Le développement rapide du commerce en ligne repose en grande partie sur ce que les experts nomment « l’économie de l’attention ». Ce modèle économique s’appuie sur la capacité des annonceurs à capter l’attention des internautes pour leur présenter des publicités ciblées. Mais selon certains chercheurs, l’essor de l’intelligence artificielle générative pourrait transformer cette dynamique en ce qu’ils appellent une « économie de l’intention ». Dans ce nouveau paradigme, l’IA serait en mesure de décoder les intentions des utilisateurs, d’orienter leurs choix et de monétiser ces informations au profit des annonceurs.
De plus en plus d’internautes interagissent quotidiennement avec des agents conversationnels, que ce soit dans leur vie personnelle ou professionnelle. Ces outils, conçus pour imiter la communication humaine, offrent des échanges fluides et naturels. Sous diverses formes — assistants virtuels (comme Alexa ou Siri), tuteurs numériques ou avatars personnalisés (tels que Replika) —, ces technologies deviennent de plus en plus proches des utilisateurs.
Cette familiarité croissante rend les internautes plus enclins à accepter les suggestions des IA, un phénomène qui, selon une étude publiée dans la Harvard Data Science Review par des chercheurs de l’Université de Cambridge, pourrait devenir un levier marketing majeur. Les auteurs de l’étude avertissent cependant que ces outils pourraient être utilisés pour influencer les décisions des utilisateurs en intervenant très en amont dans leur processus d’achat.
Des interactions générant une richesse de données personnelles
« Ce que les utilisateurs expriment lors d’une conversation [avec une IA], la manière dont ils le font et les inférences en temps réel qui peuvent en découler, sont bien plus intimes que de simples traces laissées en ligne », souligne le Dr Yaqub Chaudhary, coauteur de l’étude, dans un communiqué officiel.
Selon le chercheur, ces systèmes évolutifs sont déjà capables de collecter et d’analyser des données comportementales, émotionnelles et psychologiques en quantité considérable. « Nous constatons que ces outils d’IA sont conçus pour déduire, enregistrer et exploiter les objectifs humains, jusqu’à les transformer en marchandises », ajoute-t-il.

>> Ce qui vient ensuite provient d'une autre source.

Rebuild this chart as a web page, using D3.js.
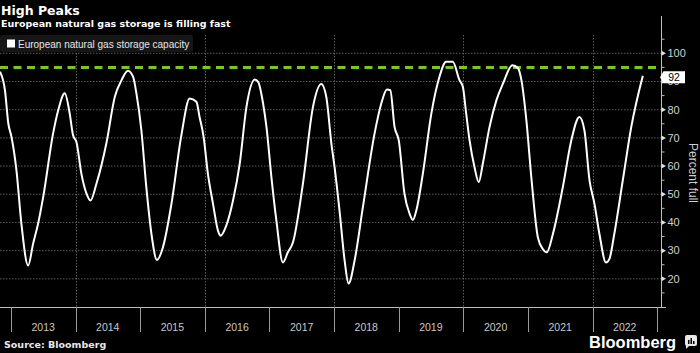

Par ailleurs, cette relation de confiance induite par la fluidité des échanges pourrait inciter les utilisateurs à partager davantage d’informations, permettant ainsi à l’IA de mieux cerner leurs émotions et contextes sociaux pour affiner son exploitation des données.
Une personnalisation poussée jusqu’à la manipulation ?
Les informations recueillies dans le cadre de ces interactions permettent aux IA de bâtir des profils comportementaux extrêmement détaillés. Ces derniers sont alors utilisés pour prédire, et parfois influencer, les décisions futures des utilisateurs. Dans l’exemple cité par l’étude, un chatbot interroge un utilisateur : « Avez-vous pensé à voir Spider-Man ce soir ? ».
Plus tard, il pousse subtilement à l’achat : « Vous avez mentionné que vous vous sentiez surmené. Dois-je vous réserver ce billet de cinéma dont nous avons parlé ? ». Cette suggestion, en apparence innocente, résulte d’un mécanisme commercial sophistiqué reposant sur la monétisation des intentions de l’utilisateur.
Selon les chercheurs, ces intentions pourraient devenir une ressource monétisée via des systèmes d’enchères publicitaires en temps réel, comme cela est le cas pour le ciblage standard actuel. Des entreprises rivales pourraient alors miser pour cibler les utilisateurs au moment le plus propice.
Bien qu’elle ouvre de nouvelles perspectives pour les entreprises, cette pratique soulève des interrogations sur le respect de la vie privée et l’éthique. « Nous devons réfléchir dès maintenant à l’impact potentiel de ce marché sur des piliers essentiels de la société, tels que les élections libres, une presse indépendante et une concurrence équitable », prévient le Dr Jonnie Penn, coauteur de l’étude.